**Short task**:
List all lines in the material below that contain "this".
————————
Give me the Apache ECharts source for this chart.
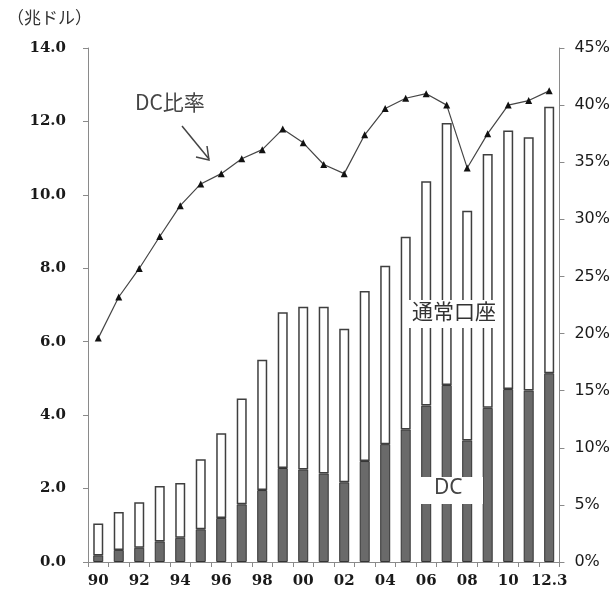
<!DOCTYPE html>
<html><head><meta charset="utf-8">
<script src="https://cdn.jsdelivr.net/npm/echarts@6/dist/echarts.min.js"></script>
<style>html,body{margin:0;padding:0;background:#fff}#c{width:613px;height:598px}</style>
</head><body><div id="c"></div>
<script>
const categories = ['90','91','92','93','94','95','96','97','98','99','00','01','02','03','04','05','06','07','08','09','10','11','12.3'];
const dcValues = [0.18,0.33,0.39,0.56,0.66,0.89,1.20,1.57,1.96,2.56,2.52,2.41,2.17,2.75,3.21,3.61,4.26,4.82,3.31,4.20,4.71,4.67,5.14];
const regularValues = [0.87,1.03,1.24,1.51,1.49,1.91,2.31,2.88,3.55,4.24,4.43,4.54,4.18,4.63,4.86,5.25,6.11,7.14,6.26,6.91,7.04,6.90,7.26];
const dcRatio = [19.6,23.2,25.7,28.5,31.2,33.1,34.0,35.3,36.1,37.9,36.7,34.8,34.0,37.4,39.7,40.6,41.0,40.0,34.5,37.5,40.0,40.4,41.25];
const leftTicks = {min:0, max:14, interval:2};
const rightTicks = {min:0, max:45, interval:5};

const chart = echarts.init(document.getElementById('c'), null, {renderer:'canvas'});
const axisGray = '#8a8a8a';
const cjk = '"Noto Sans CJK JP", "Noto Sans", sans-serif';
chart.setOption({
  animation:false,
  backgroundColor:'#fff',
  grid:{left:88, right:53, top:48, bottom:36, containLabel:false},
  xAxis:{
    type:'category', data:categories, boundaryGap:true,
    axisLine:{lineStyle:{color:axisGray, width:1}},
    axisTick:{show:true, alignWithLabel:false, interval:0, length:5, lineStyle:{color:axisGray}},
    axisLabel:{interval:1, margin:12, color:'#1a1a1a', fontFamily:'"DejaVu Serif", serif', fontWeight:'bold', fontSize:15}
  },
  yAxis:[
    {type:'value', min:leftTicks.min, max:leftTicks.max, interval:leftTicks.interval,
     axisLine:{show:true, lineStyle:{color:axisGray}},
     axisTick:{show:true, length:5, lineStyle:{color:axisGray}},
     splitLine:{show:false},
     axisLabel:{margin:22, color:'#1a1a1a', fontFamily:'"DejaVu Serif", serif', fontWeight:'bold', fontSize:15,
       formatter:v=>v.toFixed(1)}},
    {type:'value', position:'right', min:rightTicks.min, max:rightTicks.max, interval:rightTicks.interval,
     axisLine:{show:true, lineStyle:{color:axisGray}},
     axisTick:{show:true, length:5, lineStyle:{color:axisGray}},
     splitLine:{show:false},
     axisLabel:{margin:15, color:'#1a1a1a', fontFamily:'"DejaVu Sans", sans-serif', fontSize:16,
       formatter:v=>v+'%'}}
  ],
  series:[
    {name:'DC', type:'bar', stack:'total', data:dcValues, barWidth:10,
     itemStyle:{color:'#6a6a6a', borderColor:'#333', borderWidth:1}, z:2},
    {name:'通常口座', type:'bar', stack:'total', data:regularValues, barWidth:10,
     itemStyle:{color:'#ffffff', borderColor:'#3f3f3f', borderWidth:1.5}, z:2},
    {name:'DC比率', type:'line', yAxisIndex:1, data:dcRatio,
     symbol:'triangle', symbolSize:7, showSymbol:true,
     lineStyle:{color:'#454545', width:1.2},
     itemStyle:{color:'#111'}, z:5}
  ],
  graphic:[
    {type:'text', left:7, top:9, style:{text:'（兆ドル）', font:'17px '+cjk, fill:'#333'}},
    {type:'text', x:135, y:92, style:{text:'DC比率', font:'21px '+cjk, fill:'#444'}, z:10},
    {type:'polyline', shape:{points:[[182,126],[209,159]]}, style:{stroke:'#444', lineWidth:1.5, fill:null}, z:10},
    {type:'polyline', shape:{points:[[196,157],[209,160],[207,146]]}, style:{stroke:'#444', lineWidth:1.5, fill:null}, z:10},
    {type:'rect', shape:{x:407, y:300, width:96, height:28}, style:{fill:'#fff'}, z:8},
    {type:'text', x:412, y:301, style:{text:'通常口座', font:'21px '+cjk, fill:'#333'}, z:10},
    {type:'rect', shape:{x:420, y:477, width:63, height:27}, style:{fill:'#fff'}, z:8},
    {type:'text', x:434, y:478, style:{text:'DC', font:'21px "Noto Sans", sans-serif', fill:'#444'}, z:10}
  ]
});
</script></body></html>
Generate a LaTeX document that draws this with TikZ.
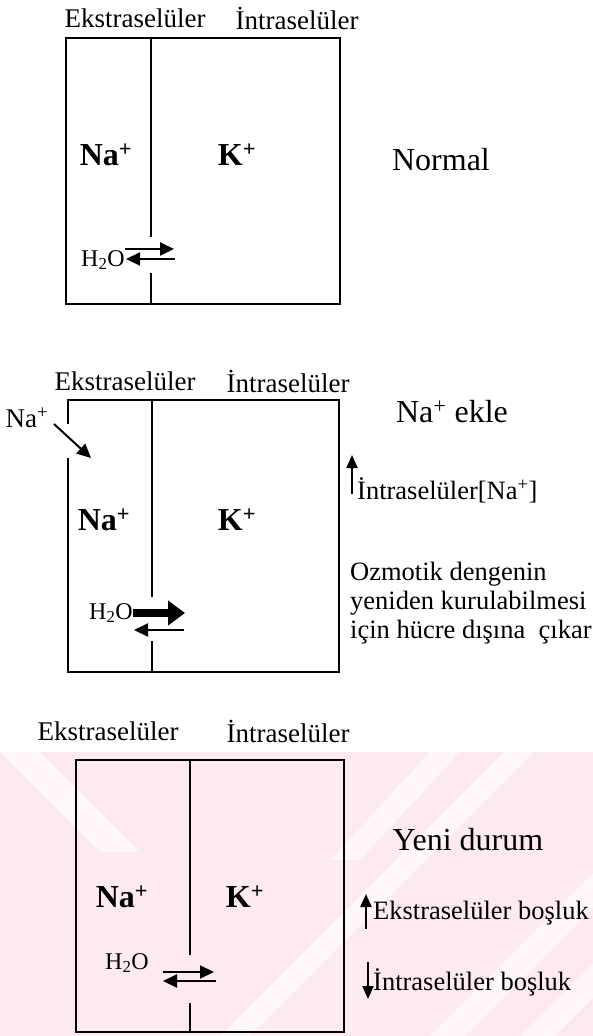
\documentclass[tikz,border=0pt]{standalone}
\usepackage{fontspec}
\setmainfont{Liberation Serif}
\usetikzlibrary{arrows.meta}
\definecolor{wpink}{RGB}{252,234,238}
\definecolor{wlight}{RGB}{254,246,247}
\tikzset{
  lbl/.style={inner sep=0pt,font=\fontsize{27}{31}\selectfont},
  ion/.style={inner sep=0pt,font=\bfseries\fontsize{32}{36}\selectfont},
  ttl/.style={inner sep=0pt,font=\fontsize{32}{36}\selectfont},
  side/.style={inner sep=0pt,font=\fontsize{26.5}{29}\selectfont},
  hwo/.style={inner sep=0pt,font=\fontsize{24}{28}\selectfont},
  wall/.style={line width=2.6pt},
  thinarr/.style={line width=2pt,-{Triangle[length=14pt,width=13pt]}},
  thickarr/.style={line width=8pt,-{Triangle[length=17pt,width=24pt]}},
  vert/.style={line width=2pt,-{Triangle[length=13pt,width=11pt]}},
}
\begin{document}
\begin{tikzpicture}[x=1pt,y=-1pt]
\useasboundingbox (0,0) rectangle (593,1036);
% watermark
\fill[wpink] (0,752) rectangle (593,1036);
\begin{scope}
\clip (0,752) rectangle (593,1036);
\fill[wlight] (0,752) -- (40,752) -- (140,852) -- (100,852) -- cycle;
\fill[wlight] (220,1036) -- (250,1036) -- (534,752) -- (504,752) -- cycle;
\fill[wlight] (330,860) -- (360,860) -- (460,752) -- (430,752) -- cycle;
\fill[wlight] (430,1036) -- (465,1036) -- (593,908) -- (593,873) -- cycle;
\fill[wlight] (520,1036) -- (555,1036) -- (593,998) -- (593,963) -- cycle;
\end{scope}

% ---------- Panel 1 ----------
\node[lbl] (e1) at (135,18) {Ekstraselüler};
\node[lbl] (i1) at (297,18) {İntraselüler};
\draw[wall] (66,38) rectangle (340,304);
\coordinate (d1a) at (151,38); \coordinate (d1b) at (151,237);
\coordinate (d1c) at (151,273); \coordinate (d1d) at (151,304);
\draw[wall] (d1a) -- (d1b); \draw[wall] (d1c) -- (d1d);
\node[ion] (na1) at (106,155) {Na\textsuperscript{+}};
\node[ion] (k1) at (237,155) {K\textsuperscript{+}};
\node[ttl] (n1) at (441,160) {Normal};
\node[hwo] (h1) at (103,260) {H\textsubscript{2}O};
\coordinate (a1s) at (125,249); \coordinate (a1e) at (174,249);
\coordinate (b1s) at (175,259); \coordinate (b1e) at (126,259);
\draw[thinarr] (a1s) -- (a1e);
\draw[thinarr] (b1s) -- (b1e);

% ---------- Panel 2 ----------
\node[lbl] (e2) at (125,381) {Ekstraselüler};
\node[lbl] (i2) at (288,381) {İntraselüler};
\draw[wall] (68,424) -- (68,400) -- (339,400) -- (339,672) -- (68,672) -- (68,458);
\coordinate (d2a) at (152,400); \coordinate (d2b) at (152,597);
\coordinate (d2c) at (152,641); \coordinate (d2d) at (152,672);
\draw[wall] (d2a) -- (d2b); \draw[wall] (d2c) -- (d2d);
\node[lbl] (nain) at (27,418) {Na\textsuperscript{+}};
\coordinate (nas) at (54,424);
\coordinate (nae) at (91,458);
\draw[thinarr] (nas) -- (nae);
\node[ion] (na2) at (104,520) {Na\textsuperscript{+}};
\node[ion] (k2) at (237,520) {K\textsuperscript{+}};
\node[ttl] (ek) at (452,412) {Na\textsuperscript{+} ekle};
\coordinate (u2s) at (352,494); \coordinate (u2e) at (352,455);
\draw[vert] (u2s) -- (u2e);
\node[side,anchor=west] (inna) at (357,490) {İntraselüler[Na\textsuperscript{+}]};
\node[side,anchor=west,align=left] (oz) at (350,603) {Ozmotik dengenin\\yeniden kurulabilmesi\\için hücre dışına\ \ çıkar};
\node[hwo] (h2) at (111,613) {H\textsubscript{2}O};
\coordinate (a2s) at (133,613); \coordinate (a2e) at (185,613);
\coordinate (b2s) at (184,630); \coordinate (b2e) at (134,630);
\draw[thickarr] (a2s) -- (a2e);
\draw[thinarr] (b2s) -- (b2e);

% ---------- Panel 3 ----------
\node[lbl] (e3) at (108,731) {Ekstraselüler};
\node[lbl] (i3) at (288,731) {İntraselüler};
\draw[wall] (76,760) rectangle (344,1032);
\coordinate (d3a) at (190,760); \coordinate (d3b) at (190,955);
\coordinate (d3c) at (190,1003); \coordinate (d3d) at (190,1032);
\draw[wall] (d3a) -- (d3b); \draw[wall] (d3c) -- (d3d);
\node[ion] (na3) at (122,897) {Na\textsuperscript{+}};
\node[ion] (k3) at (245,897) {K\textsuperscript{+}};
\node[ttl] (yd) at (468,840) {Yeni durum};
\coordinate (u3s) at (366,929); \coordinate (u3e) at (366,894);
\draw[vert] (u3s) -- (u3e);
\node[side,anchor=west] (eb) at (373,913) {Ekstraselüler boşluk};
\coordinate (v3s) at (368,962); \coordinate (v3e) at (368,999);
\draw[vert] (v3s) -- (v3e);
\node[side,anchor=west] (ib) at (373,982) {İntraselüler boşluk};
\node[hwo] (h3) at (127,963) {H\textsubscript{2}O};
\coordinate (a3s) at (163,972); \coordinate (a3e) at (214,972);
\coordinate (b3s) at (216,981); \coordinate (b3e) at (163,981);
\draw[thinarr] (a3s) -- (a3e);
\draw[thinarr] (b3s) -- (b3e);
\end{tikzpicture}
\end{document}
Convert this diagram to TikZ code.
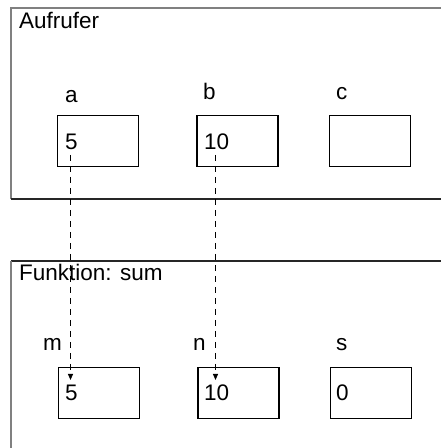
\documentclass[tikz,border=0pt]{standalone}
\usepackage{fontspec}
\setmainfont{Liberation Sans}
\usetikzlibrary{arrows.meta}
\begin{document}
\begin{tikzpicture}[x=1pt,y=1pt,
  varbox/.style={draw=black,line width=1.4pt,minimum width=81pt,minimum height=51pt,inner sep=0pt},
  txt/.style={font=\fontsize{22.5}{25}\selectfont,inner sep=0pt,anchor=base west},
  frameg/.style={draw=gray,line width=1.2pt},
  framek/.style={draw=black!85,line width=1.2pt},
  link/.style={draw=black,line width=0.8pt,dash pattern=on 6pt off 5pt,-{Triangle[length=6pt,width=5pt,sep=0pt]}}]
\useasboundingbox (0,0) rectangle (441,448);
% frames
\draw[frameg] (11,249) -- (11,440) -- (441,440);
\draw[framek] (11,249) -- (441,249);
\draw[framek] (11,187) -- (441,187);
\draw[frameg] (11,187) -- (11,0);
\node[txt] (t1) at (19,419) {Aufrufer};
\node[txt] (t2) at (19,167) {Funktion: sum};
% caller variables
\node[varbox] (a) at (98,307) {};
\node[varbox] (b) at (237.5,307) {};
\node[varbox] (c) at (370,307) {};
\node[txt] (la) at (65,345) {a};
\node[txt] (lb) at (203,348) {b};
\node[txt] (lc) at (336,348) {c};
\node[txt] (va) at (65,298) {5};
\node[txt] (vb) at (204,298) {10};
% function variables
\node[varbox] (m) at (99,55) {};
\node[varbox] (n) at (238.5,55) {};
\node[varbox] (s) at (371,55) {};
\node[txt] (lm) at (43,97) {m};
\node[txt] (ln) at (193,97) {n};
\node[txt] (ls) at (336,97) {s};
\node[txt] (vm) at (65,47) {5};
\node[txt] (vn) at (204,47) {10};
\node[txt] (vs) at (336,47) {0};
% links
\coordinate (pa) at (70.5,293);
\coordinate (pm) at (70.5,68);
\coordinate (pb) at (215.5,293);
\coordinate (pn) at (215.5,68);
\draw[link] (pa) -- (pm);
\draw[link] (pb) -- (pn);
\end{tikzpicture}
\end{document}
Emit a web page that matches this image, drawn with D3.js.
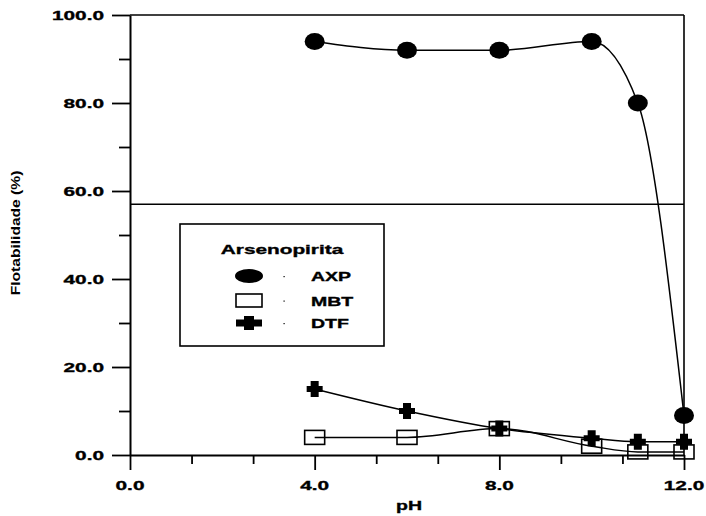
————————
**Task solution**:
Give me the Apache ECharts source for this chart.
Generate a LaTeX document that draws this with TikZ.
Convert this diagram to TikZ code.
Emit a web page that matches this image, drawn with D3.js.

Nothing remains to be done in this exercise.